Everyone laughs, and several more bungled attempts follow. In a bright casino-themed level, we have to run across a string of binary switches, turning them all from red to blue. The person behind you, of course, steps on the switch again and reverts it to red. This comical train of doing and undoing should be infuriating, but Super Mario 3D World wraps inevitable misfortune in whimsical levels and vivid exuberance.

Super Mario 3D World plays like a sensible evolution of 2011's fantastic 3DS game, Super Mario 3D Land. The graphics on Wii U are gorgeous, of course, but there's far more variety in power-ups and playful methods of traversal (and platformers are all about traversal). The mind-bending cherry power-up spits out multiple synchronized Marios, perfect for collecting coins on parallel paths. The cat suit has a useful mid-air pounce and a quick scurry up vertical walls – yet another opportunity for devious level designers to hide secrets – and, perhaps more importantly, lets the game's creators pose like this:


(Left to Right: Yoshiaki Koizumi, Shigeru Miyamoto, Kenta Motokura)


The Tanooki suit is in there too, if you're more of a raccoon dog person.

Nintendo's most prominent designer, Shigeru Miyamoto, considers Super Mario 3D World a successor to 3D Land, "taking ideas from land and raising them to the highest level imaginable." That bump in level, he says, reflects what was perhaps Mario's biggest jump: "The word 'world' has a particularly important meaning to me," he says. "There was also Super Mario Bros. 2 and 3, but it was the SNES title, Super Mario World, that first used this word."

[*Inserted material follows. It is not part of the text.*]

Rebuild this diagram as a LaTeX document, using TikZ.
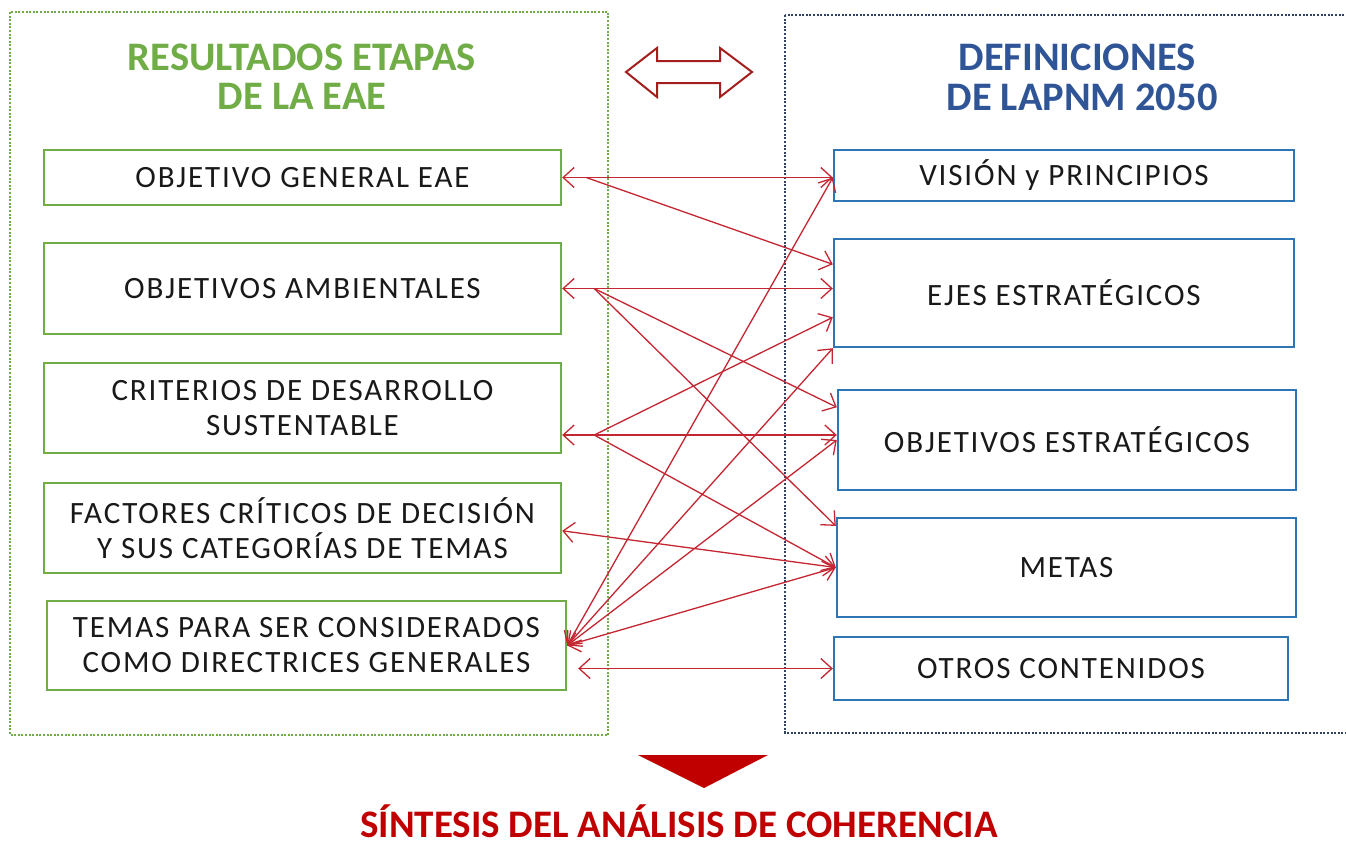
\documentclass[tikz,border=0pt]{standalone}
\usepackage{fontspec}
\setmainfont{Carlito}
\newfontfamily\bodyfont[LetterSpace=6]{Carlito}
\usetikzlibrary{arrows.meta,calc}
\definecolor{gbox}{RGB}{112,173,71}
\definecolor{bbox}{RGB}{46,117,182}
\definecolor{btitle}{RGB}{47,85,151}
\definecolor{cred}{RGB}{196,38,50}
\definecolor{dred}{RGB}{192,0,0}
\definecolor{arrred}{RGB}{165,30,30}
\definecolor{dotblue}{RGB}{50,65,95}
\definecolor{txt}{RGB}{25,25,25}
\tikzset{
  boxbase/.style={line width=2.4pt, fill=white, inner sep=0pt, align=center, text=txt,
    font=\bodyfont\fontsize{31}{35}\selectfont},
  lbox/.style={boxbase, draw=gbox},
  rbox/.style={boxbase, draw=bbox},
  container/.style={line width=2.2pt, dash pattern=on 2pt off 1.6pt},
  ltitle/.style={anchor=base, text=gbox, font=\bfseries\fontsize{40.5}{41}\selectfont},
  rtitle/.style={anchor=base, text=btitle, font=\bfseries\fontsize{40.5}{41}\selectfont},
  conn/.style={draw=cred, line width=1.3pt},
  bi/.style={conn, {Straight Barb[length=11pt,width=20pt]}-{Straight Barb[length=11pt,width=20pt]}},
  fw/.style={conn, -{Straight Barb[length=11pt,width=20pt]}}
}
\begin{document}
\begin{tikzpicture}[x=1pt,y=-1pt]
\useasboundingbox (0,0) rectangle (1346,847);
\fill[white] (0,0) rectangle (1346,847);

% containers
\draw[container, draw=gbox] (10,12) rectangle (608,735);
\draw[container, draw=dotblue] (785,15) rectangle (1360,733);

% titles
\node[ltitle] (lt1) at (302,70) {RESULTADOS ETAPAS};
\node[ltitle] (lt2) at (302,109) {DE LA EAE};
\node[rtitle] (rt1) at (1077,70) {DEFINICIONES};
\node[rtitle] (rt2) at (1082,110) {DE LAPNM 2050};

% double arrow
\draw[arrred, line width=2pt, fill=white, line join=miter]
  (626,72) -- (657,48) -- (657,61) -- (720,61) -- (720,48) -- (752,72)
  -- (720,97) -- (720,83) -- (657,83) -- (657,97) -- cycle;

% left boxes
\node[lbox, minimum width=517, minimum height=55] (ogen) at (302.5,177.5) {OBJETIVO GENERAL EAE};
\node[lbox, minimum width=517, minimum height=91] (oamb) at (302.5,288.5) {OBJETIVOS AMBIENTALES};
\node[lbox, minimum width=517, minimum height=90] (crit) at (302.5,408) {CRITERIOS DE DESARROLLO\\SUSTENTABLE};
\node[lbox, minimum width=517, minimum height=90] (fact) at (302.5,528) {FACTORES CRÍTICOS DE DECISIÓN\\Y SUS CATEGORÍAS DE TEMAS};
\node[lbox, minimum width=519, minimum height=89] (temas) at (306.5,645.5) {TEMAS PARA SER CONSIDERADOS\\COMO DIRECTRICES GENERALES};

% right boxes
\node[rbox, minimum width=460, minimum height=51] (vis) at (1064,175.5) {VISIÓN y PRINCIPIOS};
\node[rbox, minimum width=460, minimum height=108] (ejes) at (1064,293) {EJES ESTRATÉGICOS};
\node[rbox, minimum width=458, minimum height=100] (oest) at (1067,440) {OBJETIVOS ESTRATÉGICOS};
\node[rbox, minimum width=459, minimum height=99] (metas) at (1066.5,567.5) {METAS};
\node[rbox, minimum width=454, minimum height=63] (otros) at (1061,668.5) {OTROS CONTENIDOS};

% hubs and helper coordinates
\coordinate (h1) at ($(ogen.east)+(24,0)$);
\coordinate (h2) at ($(oamb.east)+(32,0)$);
\coordinate (h3) at ($(crit.east)+(32,27)$);
\coordinate (vR) at (ogen.east -| vis.west);
\coordinate (oL) at ($(otros.west -| temas.east)+(11,0)$);

% connectors
\draw[bi] (ogen.east) -- (vR);
\draw[fw] (h1) -- ($(ejes.north west)!0.24!(ejes.south west)$);
\draw[bi] (oamb.east) -- (oamb.east -| ejes.west);
\draw[fw] (h2) -- ($(oest.north west)!0.18!(oest.south west)$);
\draw[fw] (h2) -- ($(metas.north west)!0.09!(metas.south west)$);
\draw[bi] (h3 -| crit.east) -- (h3 -| oest.west);
\draw[fw] (h3) -- ($(ejes.north west)!0.72!(ejes.south west)$);
\draw[fw] (h3) -- (metas.west);
\draw[bi] ($(fact.north east)!0.53!(fact.south east)$) -- (metas.west);
\draw[bi] (temas.east) -- (vR);
\draw[bi] (temas.east) -- (ejes.south west);
\draw[bi] (temas.east) -- (oest.west);
\draw[bi] (temas.east) -- (metas.west);
\draw[bi] (oL) -- (otros.west);

% bottom
\fill[dred] (638,755) -- (768,755) -- (704,788) -- cycle;
\node[anchor=base, text=dred, font=\bfseries\fontsize{39}{40}\selectfont] (sint) at (679,837) {SÍNTESIS DEL ANÁLISIS DE COHERENCIA};
\end{tikzpicture}
\end{document}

And the world is full of people bumping into you now. Sure, you can play Super Mario 3D World alone, but you'd be missing the best spark to come along since, well, Super Mario World. The handful of levels I played appear to be of the high caliber and instantly readable ingenuity you would expect from a 3D Mario, balanced with a healthy dose of bungling and spontaneous competition (which can also manifest in ghosts from online players). The designers of Mario's world control and encourage everything in it, and have the wisdom to let four idiots create their own predicaments inside it.

Super Mario 3D World for Wii U has its debut planned for November 22.